Smallmouth are structure-oriented at this point in the season. Gustafson said it could be a point, hump, or flat strewn with a few boulders. “In the coldest water late in the season, we’re finding tight groups of fish,” he said. “And they will probably be deeper than they are all year.”
Gustafson will see these bass on his electronics. But he’ll want a better view. So, he uses an Aqua-Vu underwater camera. Not only does its live feed confirm that the fish are bass, but it also reveals the not-so-obvious spot on a spot, such as a boulder embedded in the bottom that will hold a small pack of bass.
Bass are oriented to the bottom when the water is in the low 40s, so that’s where Gustafson sends his lure. “I’m going with a Damiki style rig this time of year,” he said. This simple setup consists of a shad-shaped jig head and a soft-plastic lure. It gained widespread bass-fishing attention in 2017 when it was used by several top finishers at a Bassmaster Elite Series stop on Tennessee’s Cherokee Lake.
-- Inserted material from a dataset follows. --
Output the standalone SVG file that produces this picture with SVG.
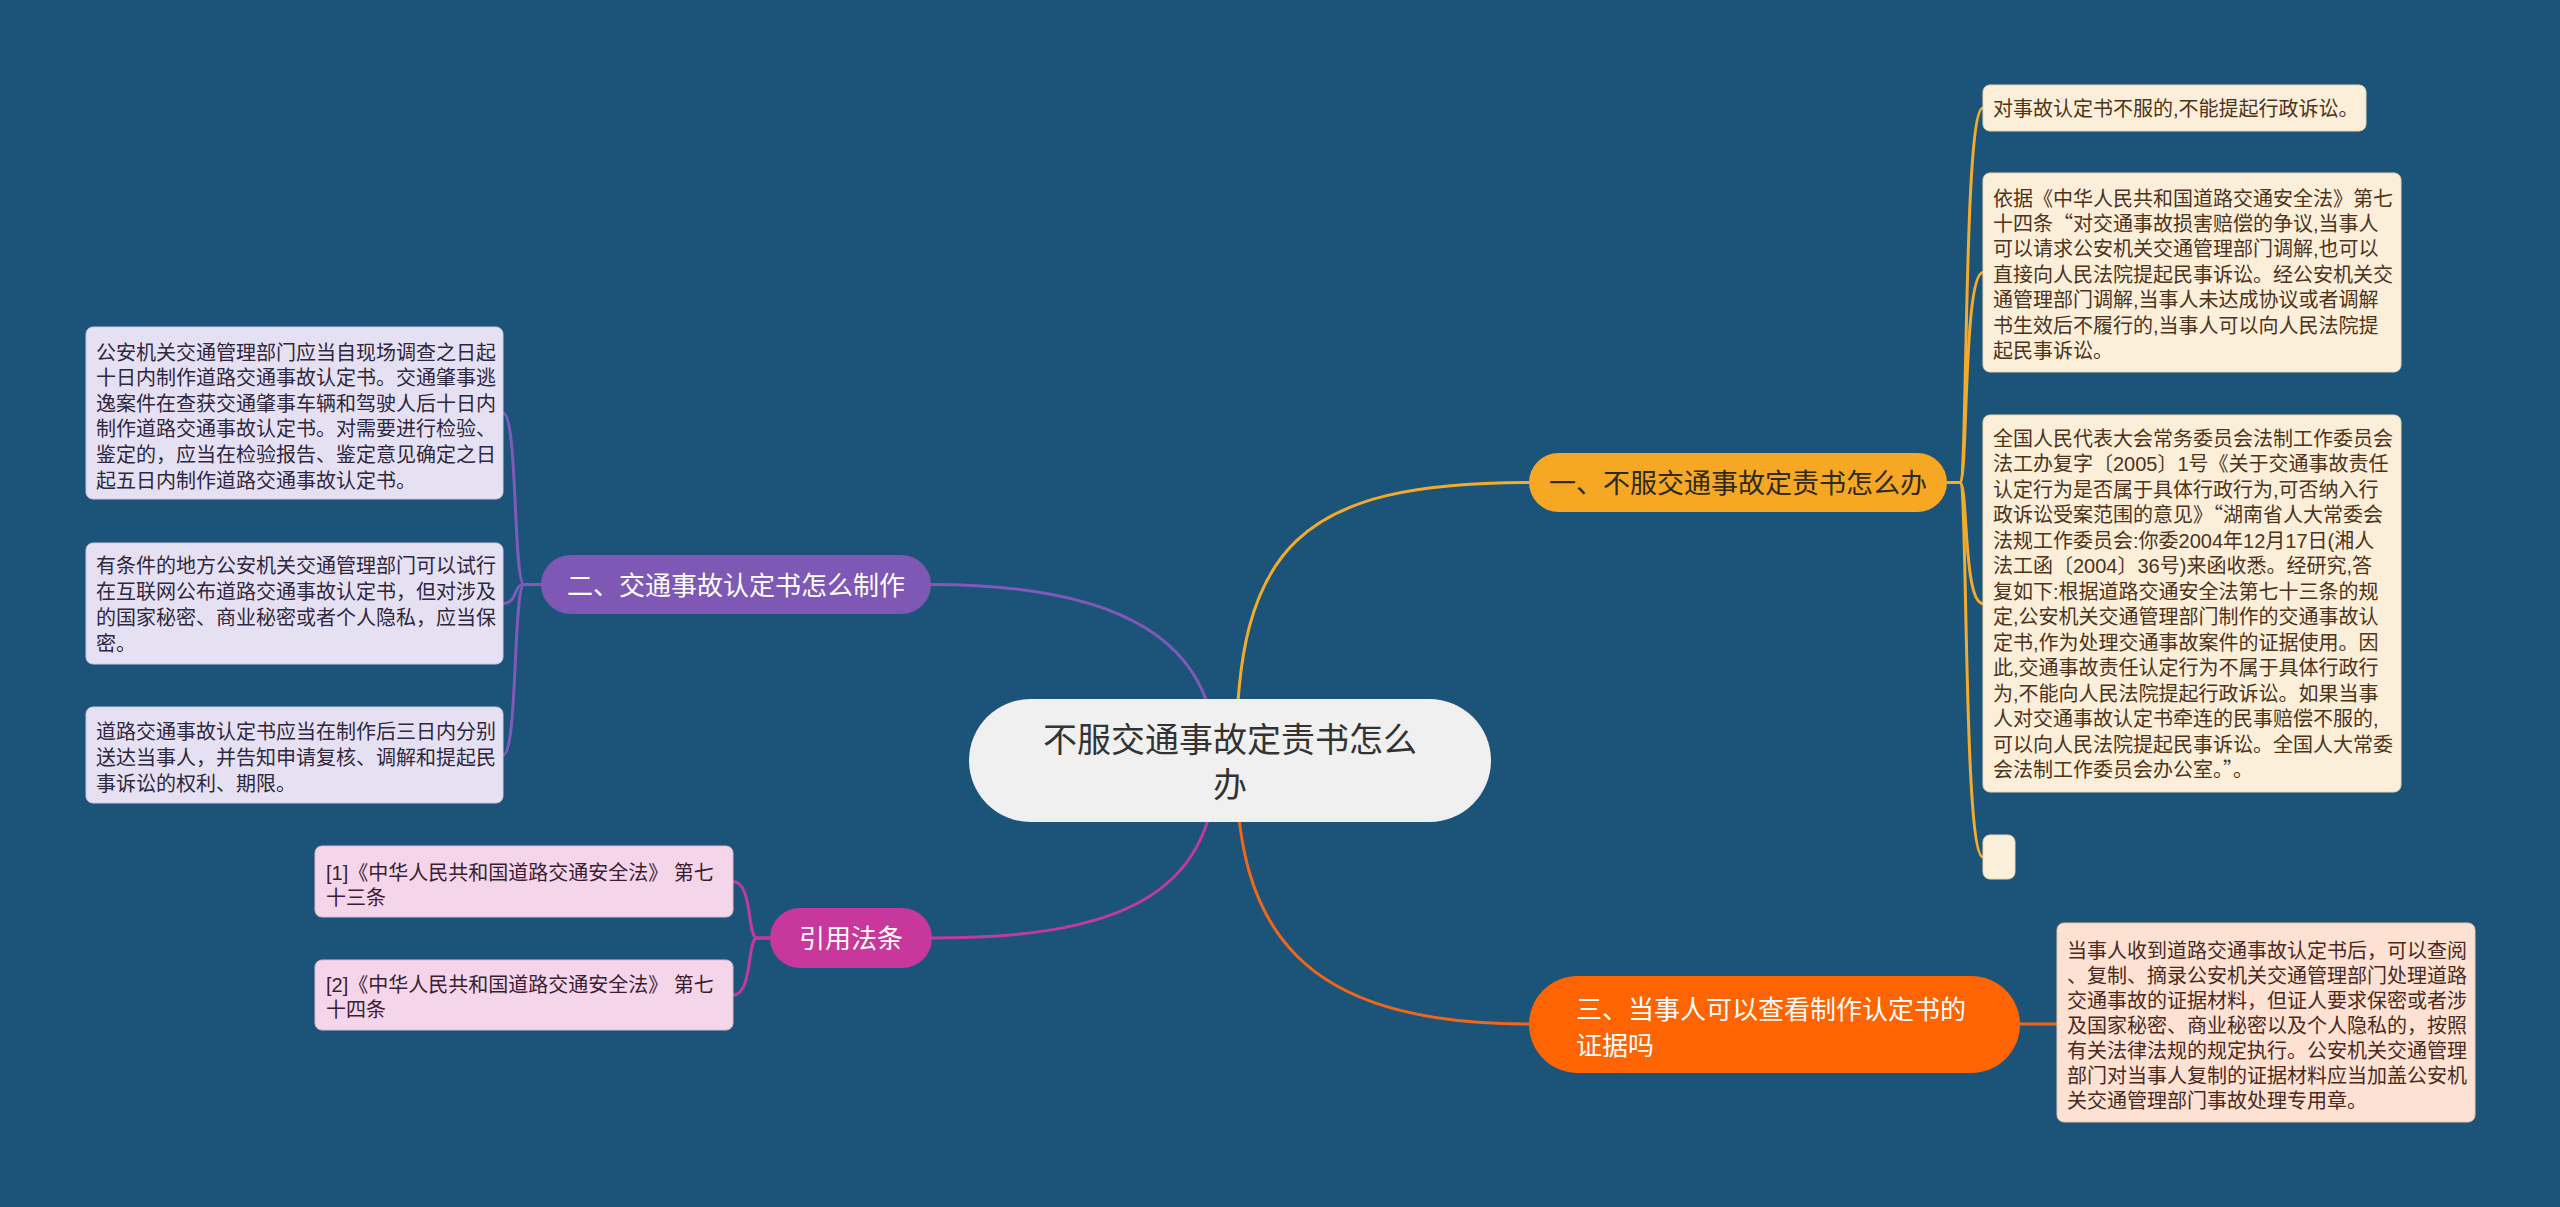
<svg xmlns="http://www.w3.org/2000/svg" width="2560" height="1207" viewBox="0 0 2560 1207">
<style>
text{font-family:"Liberation Sans","Noto Sans CJK SC",sans-serif}
.cjk{font-family:"Noto Sans CJK SC",sans-serif}
.conn{fill:none;stroke-width:3;stroke-linecap:round}
.y{stroke:#f2ab2c}
.p{stroke:#7f5ab8}
.m{stroke:#c23a9c}
.o{stroke:#f0661c}
.leafR{fill:#fcefd9;stroke:#e9d6b4;stroke-width:1}
.leafL{fill:#e6e1f2;stroke:#cfc6e6;stroke-width:1}
.leafP{fill:#f4d5ea;stroke:#e2b9d5;stroke-width:1}
.leafO{fill:#fde1d3;stroke:#ebc4b0;stroke-width:1}
.tR{font-size:20px;fill:#4d3319}
.tL{font-size:20px;fill:#2d2740}
.tP{font-size:20px;fill:#3b1d33}
.tO{font-size:20px;fill:#4a2a1c}
.tW{font-size:26px;fill:#ffffff}
</style>
<rect x="0" y="0" width="2560" height="1207" fill="#1b5478"/>
<g id="connectors">
<path class="conn y" d="M1236,760 C1236,545 1300,482.5 1529,482.5"/>
<path class="conn p" d="M1216,760 C1216,640 1120,584.5 931,584.5"/>
<path class="conn o" d="M1236,760 C1236,930 1300,1024 1529,1024"/>
<path class="conn m" d="M1216,760 C1216,900 1110,938 932,938"/>
<path class="conn y" d="M1947,482.5 H1960 C1968,482.5 1963,108 1983,108"/>
<path class="conn y" d="M1947,482.5 H1960 C1968,482.5 1963,272.5 1983,272.5"/>
<path class="conn y" d="M1947,482.5 H1960 C1968,482.5 1963,603.5 1983,603.5"/>
<path class="conn y" d="M1947,482.5 H1960 C1968,482.5 1963,857 1983,857"/>
<path class="conn p" d="M541,584.5 H524 C513,584.5 518,413 503,413"/>
<path class="conn p" d="M541,584.5 H524 C513,584.5 518,603.5 503,603.5"/>
<path class="conn p" d="M541,584.5 H524 C513,584.5 518,755 503,755"/>
<path class="conn m" d="M770,938 H757 C747,938 753,881.5 733,881.5"/>
<path class="conn m" d="M770,938 H757 C747,938 753,995 733,995"/>
<path class="conn o" d="M2020,1024 H2057"/>
</g>
<g id="root">
<rect x="969" y="699" width="522" height="123" rx="61.5" fill="#f0f0f0"/>
<text x="1230" y="752" font-size="34" fill="#333333" text-anchor="middle">不服交通事故定责书怎么</text>
<text x="1230" y="797" font-size="34" fill="#333333" text-anchor="middle">办</text>
</g>
<g id="branch1">
<rect x="1529" y="453" width="418" height="59" rx="29.5" fill="#f6a723"/>
<text x="1738" y="493" font-size="27" fill="#2e2a1e" text-anchor="middle">一、不服交通事故定责书怎么办</text>
</g>
<g id="branch2">
<rect x="541" y="555" width="390" height="59" rx="29.5" fill="#7f58b5"/>
<text class="tW" x="736" y="594.5" text-anchor="middle">二、交通事故认定书怎么制作</text>
</g>
<g id="branch3">
<rect x="1529" y="976" width="491" height="97" rx="48.5" fill="#fe6402"/>
<text class="tW" x="1576" y="1019">三、当事人可以查看制作认定书的</text>
<text class="tW" x="1576" y="1055">证据吗</text>
</g>
<g id="branch4">
<rect x="770" y="908" width="162" height="60" rx="30" fill="#c8379b"/>
<text class="tW" x="851" y="948" text-anchor="middle">引用法条</text>
</g>
<g id="leaf-r1">
<rect class="leafR" x="1983" y="85" width="383" height="46" rx="7"/>
<text class="tR" x="1993" y="115.5">对事故认定书不服的,不能提起行政诉讼。</text>
</g>
<g id="leaf-r2">
<rect class="leafR" x="1983" y="173" width="418" height="199" rx="7"/>
<text class="tR" x="1993" y="205.5">依据《中华人民共和国道路交通安全法》第七<tspan x="1993" dy="25.4">十四条<tspan class="cjk">“</tspan>对交通事故损害赔偿的争议,当事人</tspan><tspan x="1993" dy="25.4">可以请求公安机关交通管理部门调解,也可以</tspan><tspan x="1993" dy="25.4">直接向人民法院提起民事诉讼。经公安机关交</tspan><tspan x="1993" dy="25.4">通管理部门调解,当事人未达成协议或者调解</tspan><tspan x="1993" dy="25.4">书生效后不履行的,当事人可以向人民法院提</tspan><tspan x="1993" dy="25.4">起民事诉讼。</tspan></text>
</g>
<g id="leaf-r3">
<rect class="leafR" x="1983" y="415" width="418" height="377" rx="7"/>
<text class="tR" x="1993" y="445.6">全国人民代表大会常务委员会法制工作委员会<tspan x="1993" dy="25.5">法工办复字〔2005〕1号《关于交通事故责任</tspan><tspan x="1993" dy="25.5">认定行为是否属于具体行政行为,可否纳入行</tspan><tspan x="1993" dy="25.5">政诉讼受案范围的意见》<tspan class="cjk">“</tspan>湖南省人大常委会</tspan><tspan x="1993" dy="25.5">法规工作委员会:你委2004年12月17日(湘人</tspan><tspan x="1993" dy="25.5">法工函〔2004〕36号)来函收悉。经研究,答</tspan><tspan x="1993" dy="25.5">复如下:根据道路交通安全法第七十三条的规</tspan><tspan x="1993" dy="25.5">定,公安机关交通管理部门制作的交通事故认</tspan><tspan x="1993" dy="25.5">定书,作为处理交通事故案件的证据使用。因</tspan><tspan x="1993" dy="25.5">此,交通事故责任认定行为不属于具体行政行</tspan><tspan x="1993" dy="25.5">为,不能向人民法院提起行政诉讼。如果当事</tspan><tspan x="1993" dy="25.5">人对交通事故认定书牵连的民事赔偿不服的,</tspan><tspan x="1993" dy="25.5">可以向人民法院提起民事诉讼。全国人大常委</tspan><tspan x="1993" dy="25.5">会法制工作委员会办公室。<tspan class="cjk">”</tspan>。</tspan></text>
</g>
<g id="leaf-r4">
<rect class="leafR" x="1983" y="835" width="32" height="44" rx="7"/>
</g>
<g id="leaf-o1">
<rect class="leafO" x="2057" y="923" width="418" height="199" rx="7"/>
<text class="tO" x="2067" y="957.6">当事人收到道路交通事故认定书后，可以查阅<tspan x="2067" dy="25">、复制、摘录公安机关交通管理部门处理道路</tspan><tspan x="2067" dy="25">交通事故的证据材料，但证人要求保密或者涉</tspan><tspan x="2067" dy="25">及国家秘密、商业秘密以及个人隐私的，按照</tspan><tspan x="2067" dy="25">有关法律法规的规定执行。公安机关交通管理</tspan><tspan x="2067" dy="25">部门对当事人复制的证据材料应当加盖公安机</tspan><tspan x="2067" dy="25">关交通管理部门事故处理专用章。</tspan></text>
</g>
<g id="leaf-l1">
<rect class="leafL" x="86" y="327" width="417" height="172" rx="7"/>
<text class="tL" x="96" y="359.6">公安机关交通管理部门应当自现场调查之日起<tspan x="96" dy="25.6">十日内制作道路交通事故认定书。交通肇事逃</tspan><tspan x="96" dy="25.6">逸案件在查获交通肇事车辆和驾驶人后十日内</tspan><tspan x="96" dy="25.6">制作道路交通事故认定书。对需要进行检验、</tspan><tspan x="96" dy="25.6">鉴定的，应当在检验报告、鉴定意见确定之日</tspan><tspan x="96" dy="25.6">起五日内制作道路交通事故认定书。</tspan></text>
</g>
<g id="leaf-l2">
<rect class="leafL" x="86" y="543" width="417" height="121" rx="7"/>
<text class="tL" x="96" y="572.6">有条件的地方公安机关交通管理部门可以试行<tspan x="96" dy="26">在互联网公布道路交通事故认定书，但对涉及</tspan><tspan x="96" dy="26">的国家秘密、商业秘密或者个人隐私，应当保</tspan><tspan x="96" dy="26">密。</tspan></text>
</g>
<g id="leaf-l3">
<rect class="leafL" x="86" y="707" width="417" height="96" rx="7"/>
<text class="tL" x="96" y="738.6">道路交通事故认定书应当在制作后三日内分别<tspan x="96" dy="26">送达当事人，并告知申请复核、调解和提起民</tspan><tspan x="96" dy="26">事诉讼的权利、期限。</tspan></text>
</g>
<g id="leaf-p1">
<rect class="leafP" x="315" y="846" width="418" height="71" rx="7"/>
<text class="tP" x="326" y="879.6">[1]《中华人民共和国道路交通安全法》 第七<tspan x="326" dy="25.5">十三条</tspan></text>
</g>
<g id="leaf-p2">
<rect class="leafP" x="315" y="960" width="418" height="70" rx="7"/>
<text class="tP" x="326" y="991.6">[2]《中华人民共和国道路交通安全法》 第七<tspan x="326" dy="25.5">十四条</tspan></text>
</g>
</svg>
Gustafson’s version of the Damiki rig starts with a 3/8-ounce Smeltinator jig, which a friend in Canada makes. He rigs it with a 4- or 5-inch shad bait such as a Z-Man Jerk ShadZ. It’s the lure he used to win the 2021 Bassmaster Elite Series tournament on the Tennessee River. He vertically fished it with a 7-foot, 3-inch medium-action G Loomis spinning rod, 3000-size Shimano Exsence reel, 10-pound PowerPro braided line, and an 8-pound test fluorocarbon leader. The key was placing his lure just above the bass and imparting almost no movement.
The four-day tournament took place at the end of February, and Gustafson believes the bass he targeted on rocks in about 20 feet of water had been there a while. “I think I found a wintering area, evident by comments I heard from local anglers after the event,” he said. “There were a bunch of fish congregated there. It was my lucky week!”